Анжелика убеждена, что Серрати не умер коммунистом, потому что такой человек, как он, не мог стать истинным приверженцем коммунистических идей. Но факт остается фактом: редактор Avanti! вновь приезжал в Москву в 1922 году на IV съезд Коминтерна, и, подавленный успехами фашизма, сдался. Он тешил себя надеждой, что изгнание Турати и реформистов в 1921 году может открыть путь к воссоединению с коммунистами. «Освобождение» – так Серрати озаглавил комментарий к статье в Avanti! посвященной этому изгнанию. Но это было началом его трагического конца. Он увидел, что ИСП не последовала за ним по самоубийственному пути роспуска Коммунистической партии Италии.

В рядах автономистов проявил себя Пьетро Ненни, писавший в Avanti! что «флаг не бросают на землю просто так, как что-то бесполезное. Флаг можно опустить, но с честью, с достоинством, из-за того, что изменились твои идеи»[527]. На съезде социалистов, состоявшемся в апреле 1923 года, партия подтвердила свои революционные устремления, но дистанцировалась от Третьего Интернационала: ИСП отстаивала свое имя, свои традиции и свою итальянскую индивидуальность. Серрати сделал собственный выбор и перешел к коммунистам «неохотно, доведенный до крайности»[528].
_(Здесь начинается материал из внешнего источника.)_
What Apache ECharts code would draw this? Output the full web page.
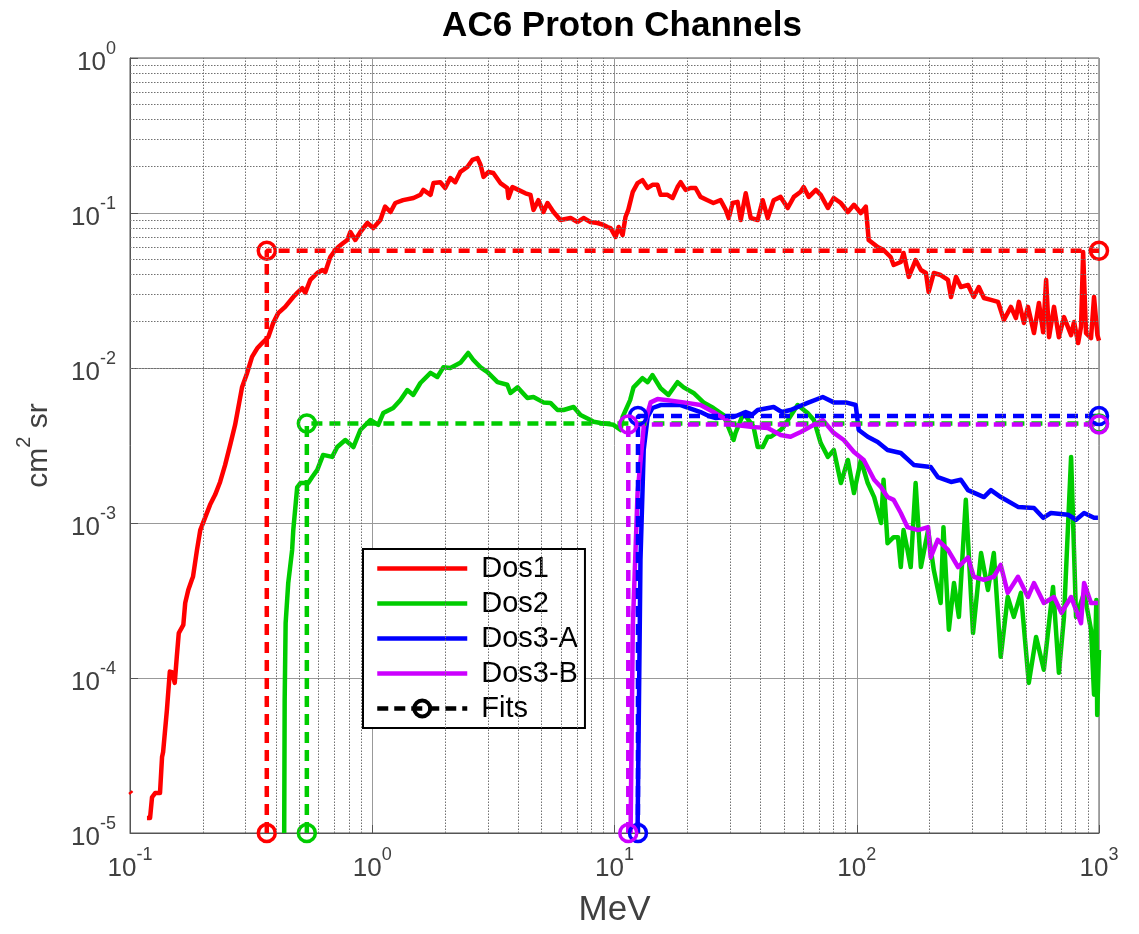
<!DOCTYPE html>
<html><head><meta charset="utf-8">
<script src="https://cdn.jsdelivr.net/npm/echarts@6/dist/echarts.min.js"></script>
<style>html,body{margin:0;padding:0;background:#fff}#c{width:1139px;height:934px}</style>
</head><body><div id="c"></div>
<script>
// ---- data (MeV, cm^2 sr) ----
const dos1 = [[0.1,1.85e-5],[0.1015,1.8e-5],[0.11,'-'],
[0.1175,1.25e-5],[0.121,1.25e-5],[0.1233,1.7e-5],[0.127,1.81e-5],[0.133,1.81e-5],[0.1356,3.09e-5],[0.137,3.33e-5],[0.142,6.2e-5],[0.146,1.1e-4],[0.149,1.09e-4],[0.153,9.3e-5],[0.156,1.37e-4],[0.159,1.95e-4],[0.166,2.2e-4],[0.169,3.05e-4],[0.174,3.7e-4],[0.18,4.3e-4],[0.182,4.5e-4],[0.189,6.7e-4],[0.195,9.0e-4],[0.204,1.08e-3],[0.214,1.31e-3],[0.2245,1.52e-3],[0.2355,1.84e-3],[0.247,2.37e-3],[0.259,3.18e-3],[0.2716,4.3e-3],[0.29,7.5e-3],[0.3045,9.3e-3],[0.319,0.0118],[0.335,0.0134],[0.3545,0.0147],[0.372,0.0158],[0.39,0.0195],[0.409,0.0226],[0.437,0.0248],[0.472,0.0287],[0.49,0.0305],[0.514,0.0328],[0.529,0.0305],[0.555,0.037],[0.593,0.041],[0.622,0.0429],[0.64,0.0416],[0.671,0.052],[0.704,0.0577],[0.724,0.0603],[0.759,0.064],[0.789,0.067],[0.812,0.0754],[0.851,0.067],[0.893,0.0754],[0.955,0.0862],[1.01,0.08],[1.08,0.09],[1.13,0.11],[1.19,0.1015],[1.245,0.116],[1.34,0.121],[1.48,0.125],[1.58,0.131],[1.625,0.141],[1.74,0.131],[1.79,0.156],[1.91,0.158],[2.0,0.145],[2.1,0.168],[2.2,0.158],[2.31,0.184],[2.47,0.198],[2.59,0.22],[2.72,0.226],[2.8,0.204],[2.88,0.171],[3.02,0.184],[3.16,0.181],[3.38,0.156],[3.61,0.145],[3.65,0.125],[3.79,0.147],[4.01,0.141],[4.29,0.134],[4.5,0.131],[4.63,0.1047],[4.85,0.121],[5.09,0.1015],[5.29,0.116],[5.6,0.1015],[5.98,0.0901],[6.59,0.0928],[7.04,0.0875],[7.45,0.0928],[7.96,0.0875],[8.51,0.0862],[9.01,0.0837],[9.36,0.0812],[9.63,0.08],[10.1,0.07],[10.4,0.0812],[10.8,0.0721],[11.1,0.0942],[11.4,0.1047],[11.9,0.137],[12.45,0.156],[13.05,0.163],[13.7,0.145],[14.35,0.152],[15.05,0.152],[15.5,0.131],[16.55,0.131],[17.37,0.125],[18.2,0.147],[18.75,0.158],[19.65,0.141],[20.6,0.145],[21.6,0.145],[22.65,0.127],[24.2,0.121],[25.6,0.116],[27.4,0.121],[28.8,0.1047],[29.6,0.0928],[30.75,0.116],[32.2,0.118],[33.2,0.0901],[34.8,0.134],[36.5,0.0928],[39.0,0.0901],[40.9,0.121],[42.9,0.0928],[45.4,0.121],[48.5,0.127],[51.9,0.1077],[55.0,0.127],[58.7,0.137],[60.4,0.147],[63.4,0.127],[67.8,0.141],[71.0,0.131],[76.0,0.1077],[80.4,0.125],[86.0,0.116],[91.9,0.1015],[97.4,0.113],[103.9,0.1],[109,0.11],[112,0.067],[122,0.0603],[129,0.0577],[138,0.052],[142,0.0462],[152,0.0483],[156,0.0552],[164,0.0387],[175,0.0497],[184,0.0429],[193,0.041],[198,0.031],[208,0.041],[222,0.0398],[238,0.037],[245,0.0287],[257,0.0387],[269,0.0333],[288,0.0343],[304,0.0287],[319,0.0333],[335,0.0283],[358,0.0275],[383,0.0267],[405,0.0204],[433,0.0248],[454,0.021],[467,0.0267],[490,0.0195],[509,0.0248],[539,0.0168],[565,0.0263],[588,0.017],[605,0.037],[622,0.0158],[652,0.0248],[683,0.0158],[717,0.0213],[767,0.0163],[789,0.0198],[820,0.0145],[843,0.0184],[860,0.056],[884,0.0168],[927,0.0156],[954,0.0287],[985,0.0163],[1000,0.015]];

const dos2 = [[0.433,1e-5],[0.435,7.2e-5],[0.439,2.26e-4],[0.45,4.1e-4],[0.467,6.7e-4],[0.472,9.0e-4],[0.49,1.7e-3],[0.505,1.81e-3],[0.544,1.81e-3],[0.565,1.98e-3],[0.593,2.2e-3],[0.627,2.75e-3],[0.683,2.67e-3],[0.717,3.09e-3],[0.774,3.43e-3],[0.836,3.09e-3],[0.893,3.98e-3],[0.982,4.62e-3],[1.059,4.3e-3],[1.11,5.12e-3],[1.22,5.52e-3],[1.305,6.2e-3],[1.395,7.2e-3],[1.477,6.7e-3],[1.58,8.0e-3],[1.74,9.3e-3],[1.856,8.75e-3],[1.965,0.0101],[2.1,0.01],[2.31,0.0108],[2.49,0.0125],[2.61,0.0113],[2.8,0.0101],[2.99,9.4e-3],[3.29,8.1e-3],[3.61,7.8e-3],[3.72,6.9e-3],[3.98,7.5e-3],[4.37,6.4e-3],[4.63,6.5e-3],[5.09,6.0e-3],[5.44,5.95e-3],[5.82,5.36e-3],[6.16,5.36e-3],[6.78,5.6e-3],[7.24,4.97e-3],[7.96,4.62e-3],[8.2,4.5e-3],[8.76,4.42e-3],[9.9,4.3e-3],[10.6,3.98e-3],[10.8,4.83e-3],[11.6,6.2e-3],[11.98,7.5e-3],[13.05,8.6e-3],[13.7,8.1e-3],[14.35,9.0e-3],[15.5,7.4e-3],[16.7,6.7e-3],[18.2,8.1e-3],[19.3,7.5e-3],[21.2,6.9e-3],[23.3,6.0e-3],[25.6,5.52e-3],[28.2,4.97e-3],[31.0,3.43e-3],[31.6,3.81e-3],[34.1,5.12e-3],[37.5,4.17e-3],[39.0,3.09e-3],[40.9,3.09e-3],[42.9,3.6e-3],[44.2,3.6e-3],[48.5,3.98e-3],[49.9,4.17e-3],[57.0,5.77e-3],[62.7,5.12e-3],[66.5,4.62e-3],[71.0,3.28e-3],[76.0,2.67e-3],[80.4,2.96e-3],[86.0,1.81e-3],[91.9,2.55e-3],[97.4,1.56e-3],[104,2.55e-3],[111,1.81e-3],[118,1.47e-3],[126,1.0e-3],[129,1.9e-3],[134,7.4e-4],[142,8.1e-4],[148,8.1e-4],[152,5.2e-4],[156,9.0e-4],[162,6.7e-4],[167,5.2e-4],[175,1.81e-3],[184,5.2e-4],[197,9.0e-4],[208,4.97e-4],[222,3.05e-4],[228,9.4e-4],[240,2.05e-4],[252,4.1e-4],[264,2.48e-4],[282,1.41e-3],[302,1.95e-4],[326,6.4e-4],[348,3.7e-4],[368,6.4e-4],[393,1.37e-4],[420,3.33e-4],[445,2.48e-4],[476,3.54e-4],[513,9.3e-5],[550,1.84e-4],[592,1.13e-4],[646,3.87e-4],[683,1.08e-4],[717,2.48e-4],[767,2.67e-3],[804,2.48e-4],[868,3.54e-4],[927,2.05e-4],[954,7.8e-5],[975,3.18e-4],[983,5.77e-5],[1000,1.52e-4]];

const dos3a = [[12.45,1e-5],[12.8,5.77e-4],[13.2,2.96e-3],[13.7,4.83e-3],[14.35,5.52e-3],[15.5,5.77e-3],[18.75,5.77e-3],[22.65,5.2e-3],[24.5,4.9e-3],[26.2,4.76e-3],[28.8,4.83e-3],[31.0,4.83e-3],[34.8,5.2e-3],[37,5.0e-3],[39.0,5.36e-3],[45.4,5.6e-3],[49,5.2e-3],[53.3,5.36e-3],[62.7,5.95e-3],[72.4,6.5e-3],[80.4,6.0e-3],[90.1,6.0e-3],[99,5.77e-3],[101.9,3.98e-3],[111,3.6e-3],[122,3.33e-3],[134,2.96e-3],[152,2.83e-3],[172,2.37e-3],[202,2.3e-3],[216,1.98e-3],[245,1.84e-3],[269,1.9e-3],[288,1.63e-3],[335,1.47e-3],[358,1.63e-3],[393,1.47e-3],[463,1.27e-3],[539,1.25e-3],[588,1.08e-3],[633,1.16e-3],[745,1.13e-3],[804,1.05e-3],[868,1.16e-3],[954,1.08e-3],[990,1.08e-3]];

const dos3b = [[11.65,1e-5],[11.9,2.13e-4],[12.45,1.56e-3],[13.2,4.17e-3],[14.1,6.0e-3],[15.05,6.3e-3],[16.55,6.2e-3],[19.3,6.0e-3],[22.65,5.77e-3],[25.6,5.2e-3],[28.2,4.76e-3],[31.0,4.3e-3],[36.5,4.17e-3],[42.9,4.1e-3],[48.5,3.7e-3],[53.3,3.6e-3],[58.7,3.87e-3],[66.5,4.3e-3],[72.4,4.62e-3],[80.4,3.81e-3],[88.4,3.43e-3],[97.4,2.87e-3],[106.9,2.55e-3],[118,1.9e-3],[126,1.7e-3],[134,1.47e-3],[142,1.41e-3],[152,1.16e-3],[162,9.4e-4],[179,9.0e-4],[197,9.4e-4],[202,6.0e-4],[216,7.8e-4],[238,6.7e-4],[262,5.2e-4],[288,6.0e-4],[304,4.5e-4],[335,4.3e-4],[368,4.5e-4],[393,5.36e-4],[420,3.54e-4],[463,4.5e-4],[509,3.33e-4],[539,4.1e-4],[592,3.05e-4],[652,3.33e-4],[700,2.63e-4],[767,3.33e-4],[843,2.26e-4],[868,4.1e-4],[927,3.05e-4],[990,3.05e-4]];

const fit1 = [[0.367,1e-5],[0.367,0.057],[1000,0.057]];
const fit2 = [[0.537,1e-5],[0.537,0.00438],[1000,0.00438]];
const fit3a = [[12.5,1e-5],[12.5,0.0049],[1000,0.0049]];
const fit3b = [[11.4,1e-5],[11.4,0.00432],[1000,0.00432]];

const legendNames = ['Dos1','Dos2','Dos3-A','Dos3-B','Fits'];
const colors = {d1:'#ff0000', d2:'#00cc00', d3a:'#0000ff', d3b:'#cc00ff'};
const xRange = [0.1, 1000];
const yRange = [1e-5, 1];
const mantissas = [2,3,4,5,6,7,8,9];
const xDecades = [0.1, 1, 10, 100];
const yDecades = [1e-5, 1e-4, 1e-3, 1e-2, 1e-1];

// ---- chart ----
const FONT = '"Liberation Sans", Arial, Helvetica, sans-serif';
const minorX = [], minorY = [];
xDecades.forEach(d => mantissas.forEach(m => minorX.push(+(m*d).toPrecision(6))));
yDecades.forEach(d => mantissas.forEach(m => minorY.push(+(m*d).toPrecision(6))));

const tickRich = {
  b: {fontSize: 26, lineHeight: 36, verticalAlign: 'bottom', color: '#404040', fontFamily: FONT},
  s: {fontSize: 18, lineHeight: 14, verticalAlign: 'top', color: '#404040', fontFamily: FONT}
};
function expFmt(v){ const e = Math.round(Math.log10(v)); return '{b|10}{s|' + e + '}'; }

const LW = 4.5;
function dataSeries(name, data, color){
  return {name, type:'line', data, symbol:'none', showSymbol:false, clip:false, z:3,
    lineStyle:{color, width:LW, join:'round'}, itemStyle:{color}, animation:false, connectNulls:false};
}
function fitSeries(name, data, color){
  return {name, type:'line', data, symbol:'circle', symbolSize:17, showSymbol:true, clip:false, z:4,
    lineStyle:{color, width:LW, type:[11,7]},
    itemStyle:{color:'rgba(255,255,255,0)', borderColor:color, borderWidth:3.5}, animation:false};
}
const lineIcon = 'path://M0,0H90V4.5H0Z';

const chart = echarts.init(document.getElementById('c'), null, {renderer:'canvas'});
chart.setOption({
  backgroundColor:'#fff',
  animation:false,
  title:{text:'AC6 Proton Channels', left:617, top:4, textAlign:'center',
    textStyle:{fontSize:35, fontWeight:'bold', color:'#000', fontFamily:FONT}},
  grid:{left:130, top:58, right:40, bottom:101, show:true, borderColor:'#555', borderWidth:1, backgroundColor:'#fff'},
  legend:{data:[
      {name:'Dos1', icon:lineIcon},{name:'Dos2', icon:lineIcon},
      {name:'Dos3-A', icon:lineIcon},{name:'Dos3-B', icon:lineIcon},
      {name:'Fits', lineStyle:{width:4.5, color:'#000', type:[11,6]},
        itemStyle:{color:'rgba(255,255,255,0)', borderColor:'#000', borderWidth:4}}],
    orient:'vertical', left:363, top:549, padding:[5,7,5,12],
    itemWidth:90, itemHeight:20, itemGap:6, backgroundColor:'#fff', borderColor:'#000', borderWidth:2,
    selectedMode:false, textStyle:{fontSize:29, color:'#000', fontFamily:FONT, padding:[0,0,0,9]}},
  xAxis:{type:'log', logBase:10, min:xRange[0], max:xRange[1], name:'MeV', nameLocation:'middle', nameGap:60,
    nameTextStyle:{fontSize:35, color:'#404040', fontFamily:FONT},
    axisLine:{show:true, lineStyle:{color:'#555'}},
    axisTick:{show:true, inside:true, length:8, lineStyle:{color:'#555'}},
    axisLabel:{margin:13, formatter:expFmt, rich:tickRich},
    splitLine:{show:true, lineStyle:{color:'#999', width:1}}},
  yAxis:{type:'log', logBase:10, min:yRange[0], max:yRange[1], name:'{a|cm}{s|2}{a| sr}', nameLocation:'middle', nameGap:76,
    nameRotate:90,
    nameTextStyle:{fontSize:30, color:'#404040', fontFamily:FONT, rich:{
      a:{fontSize:30, lineHeight:40, verticalAlign:'bottom', color:'#404040', fontFamily:FONT},
      s:{fontSize:20, lineHeight:16, verticalAlign:'top', color:'#404040', fontFamily:FONT}}},
    axisLine:{show:true, lineStyle:{color:'#555'}},
    axisTick:{show:true, inside:true, length:8, lineStyle:{color:'#555'}},
    axisLabel:{margin:14, formatter:expFmt, rich:tickRich},
    splitLine:{show:true, lineStyle:{color:'#999', width:1}}},
  series:[
    {type:'line', data:[], silent:true, z:1, markLine:{silent:true, symbol:['none','none'], label:{show:false},
      animation:false, lineStyle:{color:'#707070', width:1, type:[1.5,1.5]},
      data: minorX.map(v=>({xAxis:v})).concat(minorY.map(v=>({yAxis:v})))}},
    dataSeries('Dos1', dos1, colors.d1),
    dataSeries('Dos2', dos2, colors.d2),
    dataSeries('Dos3-A', dos3a, colors.d3a),
    dataSeries('Dos3-B', dos3b, colors.d3b),
    fitSeries('fit1', fit1, colors.d1),
    fitSeries('fit2', fit2, colors.d2),
    fitSeries('fit3a', fit3a, colors.d3a),
    fitSeries('fit3b', fit3b, colors.d3b),
    {name:'Fits', type:'line', data:[], symbol:'circle', symbolSize:18,
      lineStyle:{color:'#000', width:LW, type:[11,6]},
      itemStyle:{color:'rgba(255,255,255,0)', borderColor:'#000', borderWidth:4}}
  ]
});
</script></body></html>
В последние годы московских гонений его силы ослабли. Враждебно относясь к методам коммунистов, он стал их честным последователем, но лишенным веры в будущее. Его преждевременная смерть была следствием надрыва физических и моральных сил, которые истощались в течение этих долгих лет. Серрати не смог пережить того, что он любил больше всего на свете, во что единственное верил: Итальянскую социалистическую партию. Остаться в стороне и бороться с ней было бы выше его сил. Смерть освободила его от конфликта, о котором знал только он один и который ушел в могилу вместе с ним[529].